When speaking about the uncertainties of the future, Winston Churchill said, “The further backward you look, the further forward you can see.” Churchill advised us to gain wisdom from experience so we can avoid past mistakes. If you accept his premise, then you will need to do three things to apply his prescription to your organization: capture, communicate and personalize.
Capture the Lessons of the Past
Two years into the startup of Saturn Corp., the fledgling company faced a crisis: Immense external competitive pressures; unexpected technical delays; on-again, off-again support from General Motors; and emotionally charged, divergent, internal views and resulted in low morale and ambiguity. Without a significant change, our chances for a successful new- car launch were remote at best.
It was clear that a shared mission was an indispensable prerequisite to create a compelling case for change. Unfortunately, as with most mission statements, ours had only a marginal influence on Saturn associates’ efforts and attitudes.
We decided to engage key stakeholders to capture their perceptions of how the decision to create Saturn was made.
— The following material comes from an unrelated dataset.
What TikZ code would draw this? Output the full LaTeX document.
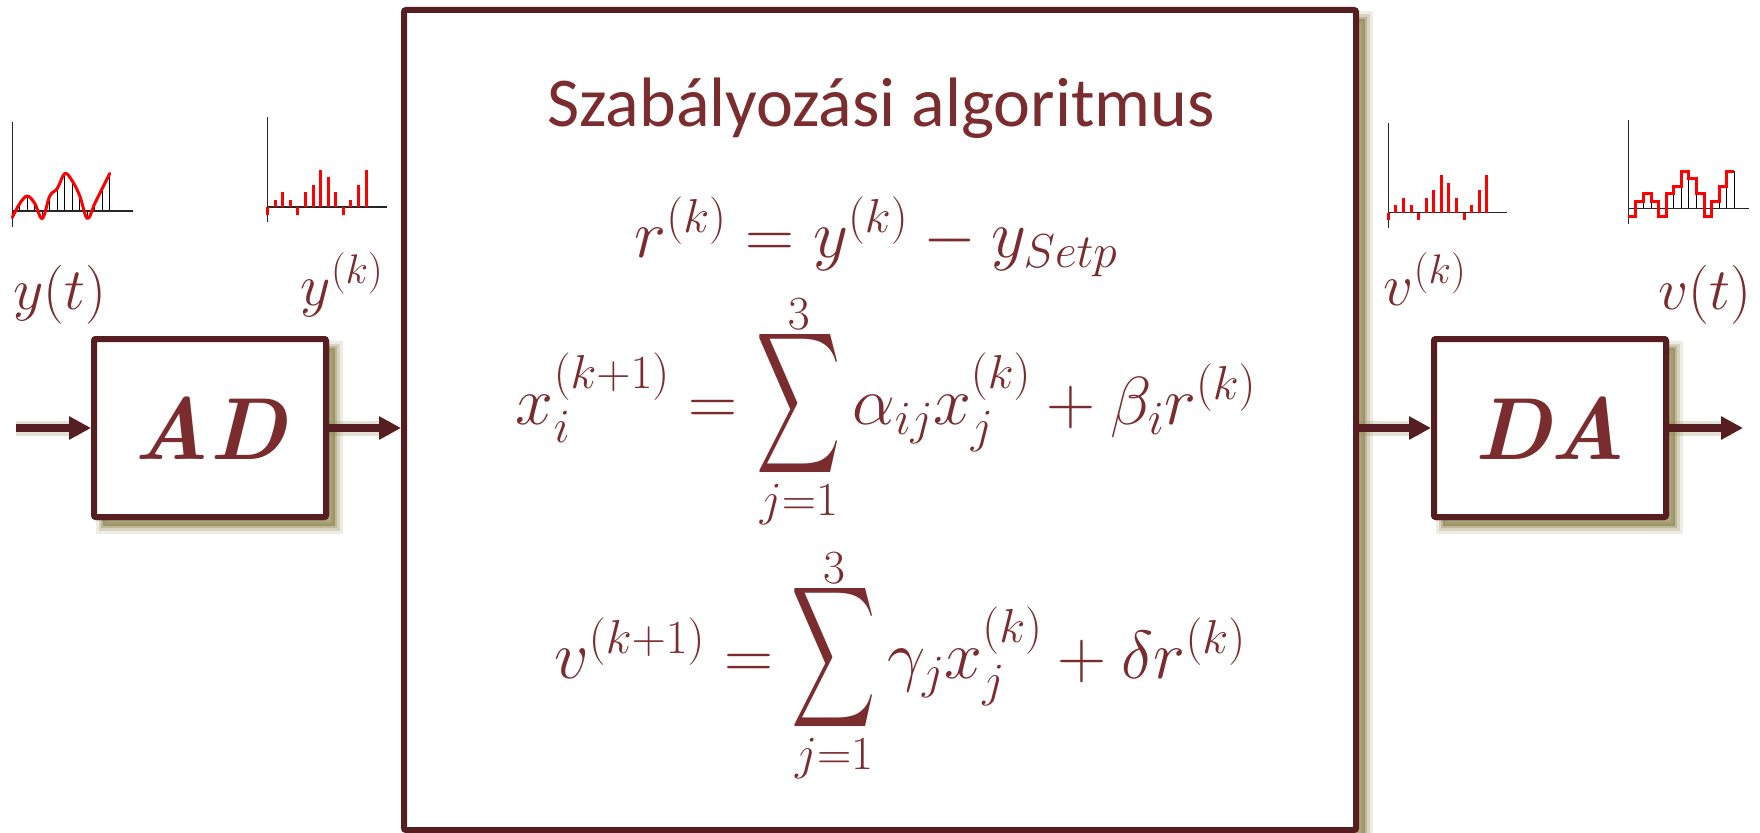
\RequirePackage{fix-cm}
\documentclass[tikz,border=0pt]{standalone}
\usepackage{amsmath}
\usepackage{graphicx}
\usepackage{fontspec}
\DeclareFontFamily{OMX}{cmex}{}
\DeclareFontShape{OMX}{cmex}{m}{n}{<->cmex10}{}
\newfontfamily\titlefont{Carlito}
\usetikzlibrary{arrows.meta}
\definecolor{textc}{RGB}{122,44,46}
\definecolor{linec}{RGB}{86,30,32}
\definecolor{shadc}{RGB}{143,134,80}
\newcommand\bigsum[2]{\mathop{\vcenter{\offinterlineskip\halign{\hfil##\hfil\cr
  $\scriptstyle #2$\cr\noalign{\kern-5pt}
  \scalebox{0.86}[1.45]{$\displaystyle\sum$}\cr\noalign{\kern2pt}
  \raisebox{0pt}[\height][0pt]{$\scriptstyle #1$}\cr}}}}
\newcommand\boxshadow[4]{%
  \fill[shadc, opacity=.7] (#1+9,#2+9) rectangle (#3+9,#4+9);
  \foreach \w/\o in {4/.35, 9/.25, 15/.15}{\draw[shadc, opacity=\o, line width=\w pt] (#1+9,#2+9) rectangle (#3+9,#4+9);}
}
\tikzset{
  blk/.style={draw=linec, line width=6pt, fill=white, rounded corners=2pt, text=textc, inner sep=0pt},
  blktxt/.style={font=\fontsize{88}{92}\selectfont\bfseries\itshape},
  arr/.style={draw=linec, line width=8pt, -{Triangle[length=22pt,width=22pt]}},
  arrshadow/.style={draw=shadc, opacity=.55, line width=8pt, -{Triangle[length=22pt,width=22pt]}},
  arrblur/.style={draw=shadc, opacity=.25, line width=15pt},
  lab/.style={text=textc, font=\fontsize{59}{62}\selectfont, inner sep=0pt, anchor=base},
  eqn/.style={text=textc, font=\fontsize{68}{72}\selectfont, inner sep=0pt, anchor=base},
  ax/.style={draw=black!85, line width=1.5pt},
  stem/.style={draw=black, line width=1pt},
  redbar/.style={draw=red, line width=3pt},
  redcurve/.style={draw=red, line width=3pt, line join=round, line cap=round},
}
\begin{document}
\begin{tikzpicture}[x=1pt,y=-1pt]
\useasboundingbox (0,0) rectangle (1760,832);
% shadows
\boxshadow{404}{10}{1356}{830}
\boxshadow{94}{339}{326}{517}
\boxshadow{1434}{339}{1666}{517}
% boxes
\node[blk, minimum width=952pt, minimum height=820pt] (main) at (880,420) {};
\node[blk, blktxt, minimum width=232pt, minimum height=178pt] (AD) at (210,428) {AD};
\node[blk, blktxt, minimum width=232pt, minimum height=178pt] (DA) at (1550,428) {DA};
\coordinate (in) at (16,428);
\coordinate (out) at (1743,428);
% arrow shadows
\begin{scope}[shift={(4,7)}]
  \draw[arrblur] (in) -- ([xshift=-12pt]AD.west);
  \draw[arrblur] (AD.east) -- ([xshift=-12pt]AD.east -| main.west);
  \draw[arrblur] (DA.west -| main.east) -- ([xshift=-12pt]DA.west);
  \draw[arrblur] (DA.east) -- ([xshift=-12pt]out);
  \draw[arrshadow] (in) -- (AD.west);
  \draw[arrshadow] (AD.east) -- (AD.east -| main.west);
  \draw[arrshadow] (DA.west -| main.east) -- (DA.west);
  \draw[arrshadow] (DA.east) -- (out);
\end{scope}
\node[blk, blktxt, minimum width=232pt, minimum height=178pt] at (AD) {AD};
\node[blk, blktxt, minimum width=232pt, minimum height=178pt] at (DA) {DA};
% arrows
\draw[arr] (in) -- (AD.west);
\draw[arr] (AD.east) -- (AD.east -| main.west);
\draw[arr] (DA.west -| main.east) -- (DA.west);
\draw[arr] (DA.east) -- (out);
% title and equations
\node[text=textc, font=\titlefont\fontsize{70}{76}\selectfont, anchor=base, inner sep=0pt] (title) at (881,127) {Szabályozási algoritmus};
\node[eqn] (e1) at (876,257) {$r^{(k)} = y^{(k)} - y_{Setp}$};
\node[eqn] (e2) at (886,424) {$x_i^{(k+1)} = \bigsum{j=1}{3} \alpha_{ij} x_j^{(k)} + \beta_i r^{(k)}$};
\node[eqn] (e3) at (900,678) {$v^{(k+1)} = \bigsum{j=1}{3} \gamma_j x_j^{(k)} + \delta r^{(k)}$};
% labels
\node[lab] (yt) at (60,309) {$y(t)$};
\node[lab] (yk) at (342,305) {$y^{(k)}$};
\node[lab] (vk) at (1425,305) {$v^{(k)}$};
\node[lab] (vt) at (1705,309) {$v(t)$};
% plot 1: continuous signal
\begin{scope}[shift={(12.3,211)}]
  \foreach \v [count=\i from 0] in {-1,1,2,1,-1,2,3,5,4,2,-1,1,3,5}{
    \ifnum\i>0 \draw[stem] (\i*7.5,0) -- (\i*7.5,{-7.5*(\v)}); \fi}
  \draw[ax] (0,-89) -- (0,16);
  \draw[ax] (0,0) -- (121,0);
  \draw[redcurve] plot[smooth, tension=0.6] coordinates {(0,6.5) (7.5,-7.5) (15,-15) (22.5,-7.5) (30,7.5) (37.5,-15) (45,-22.5) (52.5,-37.5) (60,-30) (67.5,-15) (75,7.5) (82.5,-7.5) (90,-22.5) (97.5,-37.5)};
\end{scope}
% plot 2 and 3: samples
\foreach \ox/\oy in {267.7/207, 1388.3/212.7}{
\begin{scope}[shift={(\ox,\oy)}]
  \draw[ax] (0,-90) -- (0,15);
  \draw[ax] (0,0) -- (119,0);
  \foreach \v [count=\i from 0] in {-1,1,2,1,-1,2,3,5,4,2,-1,1,3,5}{
    \draw[redbar] (\i*7.57,0) -- (\i*7.57,{-7.5*(\v)});}
\end{scope}}
% plot 4: held signal
\begin{scope}[shift={(1628.3,208.7)}]
  \foreach \v [count=\i] in {1,2,1,-1,2,3,5,4,2,-1,1,3,5}{
    \draw[stem] (\i*7.57,0) -- (\i*7.57,{-7.5*(\v)});}
  \draw[stem] (105.98,0) -- (105.98,-37.5);
  \draw[ax] (0,-89) -- (0,15);
  \draw[ax] (0,0) -- (121,0);
  \draw[redcurve, line cap=butt, line join=miter] (0,7.5) -- (7.57,7.5) -- (7.57,-7.5) -- (15.14,-7.5) -- (15.14,-15) -- (22.71,-15) -- (22.71,-7.5) -- (30.28,-7.5) -- (30.28,7.5) -- (37.85,7.5) -- (37.85,-15) -- (45.42,-15) -- (45.42,-22.5) -- (52.99,-22.5) -- (52.99,-37.5) -- (60.56,-37.5) -- (60.56,-30) -- (68.13,-30) -- (68.13,-15) -- (75.7,-15) -- (75.7,7.5) -- (83.27,7.5) -- (83.27,-7.5) -- (90.84,-7.5) -- (90.84,-22.5) -- (98.41,-22.5) -- (98.41,-37.5) -- (105.98,-37.5);
\end{scope}
\end{tikzpicture}
\end{document}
As you might guess, the interviews contained stark differences, but there was also surprising consistency in the stories. We were able to capture a strong core theme on which the majority of interviewees could agree. Where we found evidence supporting unique perspectives, we included them to provide more of the complex texture for the events that led up to the decision to create the company.
We were assisted in this process by a remarkable graphics facilitator who began translating the startup story into a 5-feet-by-20-feet timeline mural. The mural’s rich visual detail captured the major events and facts that led up to and followed the decision to create Saturn.
This mural became a powerful communication tool in our campaign to change the culture and practices of the young company, and we used it in a variety of contexts. We had our officers “walk the wall” to tell the Saturn story to new recruits in orientation classes. We used it with our suppliers to help them understand the context for how and why Saturn operated as it did. We used it at business conferences to explain how we came to be.
But most important, we used it with the very people who helped to create it: the key stakeholders. In coming together to create a common picture of our history, these leaders found common ground.
If it is important to capture and communicate the context for change, it is equally important to personalize the message at the individual level. The majority of large organizational change efforts are a flop. Additionally, most turnaround efforts usually fail. Although there are many factors that make change efforts challenging, we often stack the deck in favor of the failure with a silly process for communicating the change.
The standard approach is a video that features the CEO. The president appears with shirt sleeves rolled up to show the common touch. The setting is usually staged but doesn’t resemble any place you’ve seen the CEO. There is a title for the program that employees often twist into a politically incorrect paraphrase.
These are the types of programs that provide the raw material for “The Office” and “Dilbert.”
In contrast to the normal approach is a fact-based discussion that cascades through the organization in a series of one-on-one dialogues between every manager and each person for whom she or he is responsible. When the message is clear, respectful and personalized for every direct report, it is more credible and more effective.
Churchill told us that when change is required, we should look back to see forward. And once we look back, we can capture the lessons of experience, communicate them in a compelling way and personalize them to effectively enroll others in the change process.